Wednesday, February 9, 2011

The Cauliflower Homicide: A Love Story

Mainstage Theatre Company
Peacock Theatre
February 9-12

Ever wondered what would happen if you took a giant cauliflower, a confessional, a CWA band, feet that kiss, a rooftop gift of love, and a selectively handicapped electro-funk keyboardist, and tossed them all together with a dash of funny and a pinch of poignant?

First-time writer Sarah Hodgetts manages to pack an awful lot into this script – it is consistently funny, frequently sweet, and enthusiastically wacky – and in this production for Mainstage, she also takes on the roles of actor and director.
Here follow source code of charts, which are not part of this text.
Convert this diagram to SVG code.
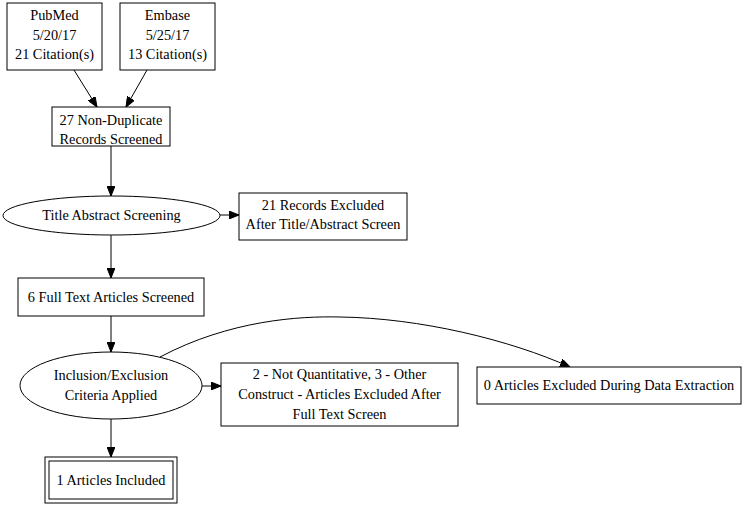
<svg xmlns="http://www.w3.org/2000/svg" width="744" height="506" viewBox="0 0 744 506">
<defs>
<marker id="ah" markerWidth="10" markerHeight="8" refX="10" refY="4" orient="auto" markerUnits="userSpaceOnUse">
<path d="M0,0 L10,4 L0,8 Z" fill="#000" stroke="#000" stroke-width="1"/>
</marker>
</defs>
<style>
.n{fill:#fff;stroke:#000;stroke-width:1}
.t{font-family:"Liberation Serif","Times New Roman",serif;font-size:14.3px;fill:#000;text-anchor:middle}
.e{fill:none;stroke:#000;stroke-width:1;marker-end:url(#ah)}
</style>
<rect width="744" height="506" fill="#fff"/>
<g id="edges">
<path class="e" d="M74,70 L97,107"/>
<path class="e" d="M147,70 L126,107"/>
<path class="e" d="M111,146 L111,196"/>
<path class="e" d="M220,215 L239,215"/>
<path class="e" d="M111,235 L111,278"/>
<path class="e" d="M111,316 L111,352"/>
<path class="e" d="M202,386 L221,386"/>
<path class="e" d="M111,419 L111,457"/>
<path class="e" d="M160,357 C230,320 300,316 340,317 C420,318 510,340 570,367"/>
</g>
<g id="pubmed"><rect class="n" x="7" y="3" width="95" height="67"/>
<text class="t" x="54.5" y="20">PubMed</text><text class="t" x="54.5" y="40">5/20/17</text><text class="t" x="54.5" y="59">21 Citation(s)</text></g>
<g id="embase"><rect class="n" x="120" y="3" width="95" height="67"/>
<text class="t" x="167.5" y="20">Embase</text><text class="t" x="167.5" y="40">5/25/17</text><text class="t" x="167.5" y="59">13 Citation(s)</text></g>
<g id="nondup"><rect class="n" x="52" y="107" width="118" height="39"/>
<text class="t" x="111" y="125">27 Non-Duplicate</text><text class="t" x="111" y="144">Records Screened</text></g>
<g id="tas"><ellipse class="n" cx="111.5" cy="215.5" rx="108.5" ry="19.5"/>
<text class="t" x="111.5" y="220">Title Abstract Screening</text></g>
<g id="excl1"><rect class="n" x="239" y="193" width="168" height="47"/>
<text class="t" x="323" y="210">21 Records Excluded</text><text class="t" x="323" y="229">After Title/Abstract Screen</text></g>
<g id="fulltext"><rect class="n" x="18" y="278" width="186" height="38"/>
<text class="t" x="111" y="302">6 Full Text Articles Screened</text></g>
<g id="incl"><ellipse class="n" cx="111" cy="385.5" rx="91" ry="33.5"/>
<text class="t" x="111" y="380">Inclusion/Exclusion</text><text class="t" x="111" y="400">Criteria Applied</text></g>
<g id="excl2"><rect class="n" x="221" y="363" width="237" height="63"/>
<text class="t" x="339.5" y="379">2 - Not Quantitative, 3 - Other</text><text class="t" x="339.5" y="399">Construct - Articles Excluded After</text><text class="t" x="339.5" y="419">Full Text Screen</text></g>
<g id="excl3"><rect class="n" x="477" y="367" width="264" height="37"/>
<text class="t" x="609" y="390">0 Articles Excluded During Data Extraction</text></g>
<g id="included"><rect class="n" x="45" y="457" width="132" height="46"/><rect class="n" x="49" y="461" width="124" height="38"/>
<text class="t" x="111" y="485">1 Articles Included</text></g>
</svg>
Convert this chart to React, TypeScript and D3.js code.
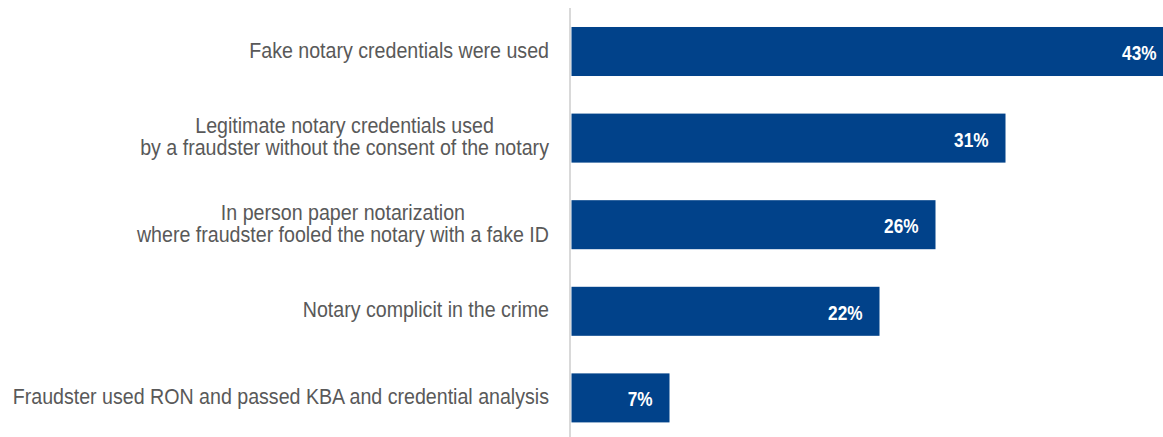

While her performance is amusing, sincere, and poised, and the direction sound, it is in the text that Hodgetts excels.

The script is well-structured and paced; for a first work, plot twists and complexities, comic timing, and dialogue are all handled with unexpected grace and confidence. The humour is both absurd and honest, and even the more ridiculous of narrative and character developments are, for the most part, within the realm of suspended disbelief. (Several moments and a few repetitive character habits could still do with refinement.)

Hodgetts, as the earnest, naive Edie, is supported by David Adlam as Fergus (an anxiety-ridden but gentle priest-in-training, whose ‘wildest dreams’ are surpassed by chips which come hot, and by being ‘outside after dark’ and near ‘some shrubbery’); Don Gay (as Clive, a bumbling, not-quite-as-holy-as-thou priest; and Paul Levett as a truly repulsive (in the best way), sleazy would-be entrepreneur.
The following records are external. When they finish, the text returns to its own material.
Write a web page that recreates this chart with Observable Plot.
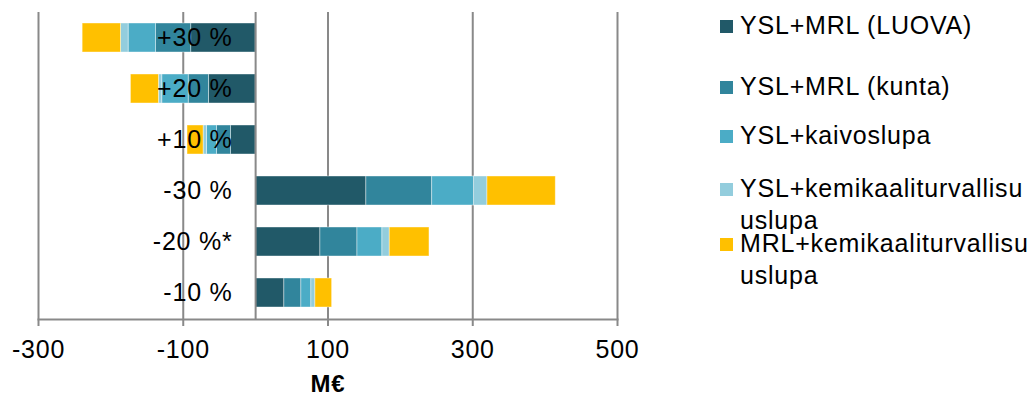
<!DOCTYPE html>
<html><head><meta charset="utf-8">
<script src="https://cdn.jsdelivr.net/npm/d3@7"></script>
<script src="https://cdn.jsdelivr.net/npm/@observablehq/plot@0.6"></script>
<style>
body{margin:0;background:#fff;font-family:"Liberation Sans",Arial,sans-serif;}
#wrap{position:relative;width:1030px;height:400px;overflow:hidden;}
#chart{position:absolute;left:0;top:0;}
.leg{position:absolute;left:720px;width:310px;font-size:25px;line-height:32px;letter-spacing:0.8px;color:#000;}
.sw{position:absolute;left:0;top:11px;width:13px;height:13px;}
.lt{position:absolute;left:20px;top:0;width:290px;word-break:break-all;}
</style>
</head><body>
<div id="wrap"><div id="chart"></div><div id="legend"></div></div>
<script>
const categories = ["+30 %", "+20 %", "+10 %", "-30 %", "-20 %*", "-10 %"];
const series = ["YSL+MRL (LUOVA)", "YSL+MRL (kunta)", "YSL+kaivoslupa", "YSL+kemikaaliturvallisuuslupa", "MRL+kemikaaliturvallisuuslupa"];
const luova   = [-89, -64.5, -34, 153, 89.5, 39.7];
const kunta   = [-48.5, -28, -19.4, 91, 51.2, 23.5];
const kaivos  = [-38, -36.5, -13.8, 57.6, 34.5, 13.8];
const yslKemi = [-10.5, -4.6, -4.7, 18.7, 10.1, 5.6];
const mrlKemi = [-53, -38.7, -22.2, 94.4, 54.9, 23.1];
const colors = ["#215968", "#31859C", "#4BACC6", "#93CDDD", "#FFC000"];
const xTicks = [-300, -100, 100, 300, 500];
const xLabel = "M€";

const seriesValues = [luova, kunta, kaivos, yslKemi, mrlKemi];
const rows = [];
series.forEach((s, si) => categories.forEach((c, ci) => rows.push({series: s, category: c, value: seriesValues[si][ci]})));

const grey = "#898989";
const plot = Plot.plot({
  width: 680, height: 400,
  marginLeft: 38, marginRight: 63, marginTop: 12, marginBottom: 81,
  style: {fontFamily: '"Liberation Sans", Arial, sans-serif', fontSize: "25px", color: "#000", background: "#fff", letterSpacing: "0.8px", overflow: "visible"},
  x: {domain: [-300, 500]},
  y: {domain: categories, paddingInner: 0.427, paddingOuter: 0.213, axis: null},
  color: {domain: series, range: colors},
  marks: [
    Plot.gridX(xTicks, {stroke: grey, strokeOpacity: 1, strokeWidth: 2}),
    Plot.barX(rows, {x: "value", y: "category", fill: "series", order: series, stroke: "#fff", strokeWidth: 0.8, strokeOpacity: 0.5}),
    Plot.ruleX([0], {stroke: grey, strokeWidth: 2}),
    Plot.frame({anchor: "bottom", stroke: grey, strokeWidth: 2}),
    Plot.axisX(xTicks, {tickSize: 7, tickPadding: 14, stroke: grey, strokeWidth: 2, tickFormat: d => String(d), label: null, fontSize: 25, fill: "#000"}),
    Plot.text(categories, {x: () => 0, y: d => d, dx: -23, textAnchor: "end", fontSize: 25, fill: "#000"}),
    Plot.text([xLabel], {frameAnchor: "bottom", lineAnchor: "middle", dy: 65, fontWeight: "bold", fontSize: 24, fill: "#000"})
  ]
});
document.getElementById("chart").appendChild(plot);

const legTops = [9, 70, 119, 172, 227];
const leg = document.getElementById("legend");
series.forEach((s, i) => {
  const d = document.createElement("div");
  d.className = "leg";
  d.style.top = legTops[i] + "px";
  const sw = document.createElement("div");
  sw.className = "sw"; sw.style.background = colors[i];
  const t = document.createElement("div");
  t.className = "lt"; t.textContent = s;
  d.appendChild(sw); d.appendChild(t);
  leg.appendChild(d);
});
</script>
</body></html>
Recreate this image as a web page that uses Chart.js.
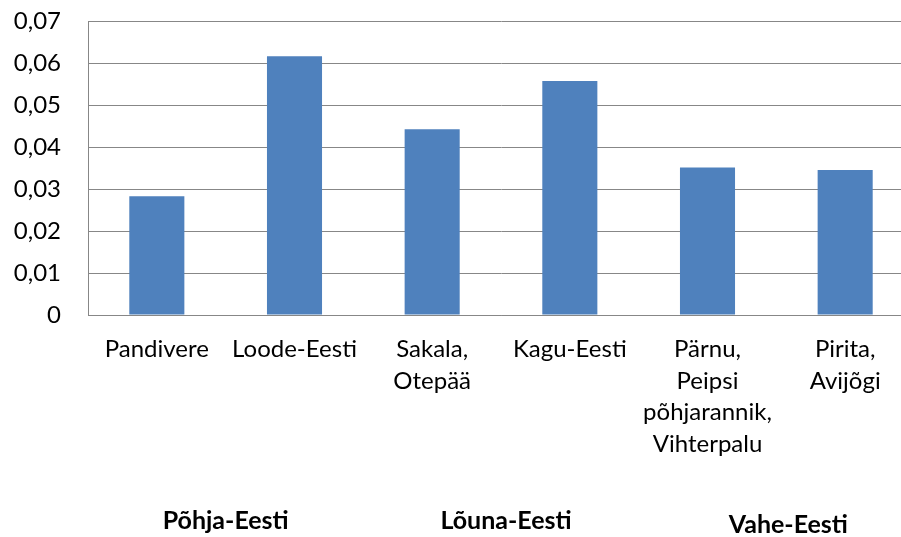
<!DOCTYPE html>
<html>
<head>
<meta charset="utf-8">
<script src="https://cdn.jsdelivr.net/npm/chart.js@4"></script>
<style>
html, body { margin: 0; padding: 0; overflow: hidden; background: #fff; }
canvas { display: block; }
</style>
</head>
<body>
<canvas id="chart" width="914" height="537"></canvas>
<script>
// data
const regions = [['Pandivere'], ['Loode-Eesti'], ['Sakala,', 'Otepää'], ['Kagu-Eesti'], ['Pärnu,', 'Peipsi', 'põhjarannik,', 'Vihterpalu'], ['Pirita,', 'Avijõgi']];
const values = [0.0283, 0.0616, 0.0442, 0.0557, 0.0351, 0.0345];
const groups = ['Põhja-Eesti', 'Lõuna-Eesti', 'Vahe-Eesti'];
const groupSpans = [[0, 1], [2, 3], [4, 5]];
const yTickLabels = ['0', '0,01', '0,02', '0,03', '0,04', '0,05', '0,06', '0,07'];

const FONT = 'Lato';
const gridGray = '#878787';

// group names under the category labels (text boxes in the original, slightly off-centre)
const groupNudge = [[0, 0], [5, 0], [12, 4]];
const groupLabels = {
  id: 'groupLabels',
  afterDraw(chart) {
    const ctx = chart.ctx;
    const xs = chart.scales.x;
    ctx.save();
    ctx.font = 'bold 25px ' + FONT;
    ctx.fillStyle = '#000';
    ctx.textAlign = 'center';
    ctx.textBaseline = 'middle';
    groups.forEach((g, i) => {
      const [a, b] = groupSpans[i];
      const cx = (xs.getPixelForValue(a) + xs.getPixelForValue(b)) / 2;
      ctx.fillText(g, cx + groupNudge[i][0], 521 + groupNudge[i][1]);
    });
    ctx.restore();
  }
};

const ctx = document.getElementById('chart').getContext('2d');
new Chart(ctx, {
  type: 'bar',
  data: {
    labels: regions,
    datasets: [{
      data: values,
      backgroundColor: '#4F81BD',
      borderWidth: 0,
      categoryPercentage: 1,
      barPercentage: 0.4
    }]
  },
  options: {
    responsive: false,
    animation: false,
    devicePixelRatio: 1,
    layout: { padding: { top: 21, left: 0, right: 0, bottom: 0 } },
    plugins: {
      legend: { display: false },
      tooltip: { enabled: false }
    },
    scales: {
      x: {
        grid: { display: false, drawTicks: false },
        border: { color: gridGray, width: 1 },
        ticks: {
          autoSkip: false,
          maxRotation: 0,
          padding: 19,
          color: '#000',
          font: { family: FONT, size: 24, lineHeight: 1.31 }
        },
        afterFit(scale) { scale.height = 222; }
      },
      y: {
        min: 0,
        max: 0.07,
        grid: { color: gridGray, lineWidth: 1, drawTicks: false },
        border: { color: gridGray, width: 1 },
        ticks: {
          stepSize: 0.01,
          padding: 27,
          color: '#000',
          font: { family: FONT, size: 24 },
          callback: (v, i) => yTickLabels[i]
        },
        afterFit(scale) {
          scale.width = 88;
          // tick padding would otherwise push the plot top down
          scale.paddingTop = 0;
          scale.paddingBottom = 0;
        }
      }
    }
  },
  plugins: [groupLabels]
});
</script>
</body>
</html>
The script and performances are somewhat let down by rather lacklustre production values, and by a slight uncertainty of genre (it’s there in the title: is this a comic love story or a clever murder mystery?). Mostly, the script is sure of itself, and it is the laughter which takes precedence, but several moments require a more dramatic engagement from the audience: a challenge not always met. But the humour in the lines and the energy with which these four actors deliver them almost makes up for it. Adlam is distinctly (occasionally unbearably) Basil Fawlty-esque, physically and emotionally embracing Fergus’s quirks and despatching the role with great vigour. Levett is wickedly funny, Gay thoroughly enjoys Clive’s moral contradictions, and Hodgetts is always watchable.

Oh, and there’s a scene with milk crates, plastic buckets, cooking pots, drum sticks, and cheerful gusto which can’t fail to impress.

This is a genuinely entertaining piece of writing well worth supporting. Long live the cauliflower.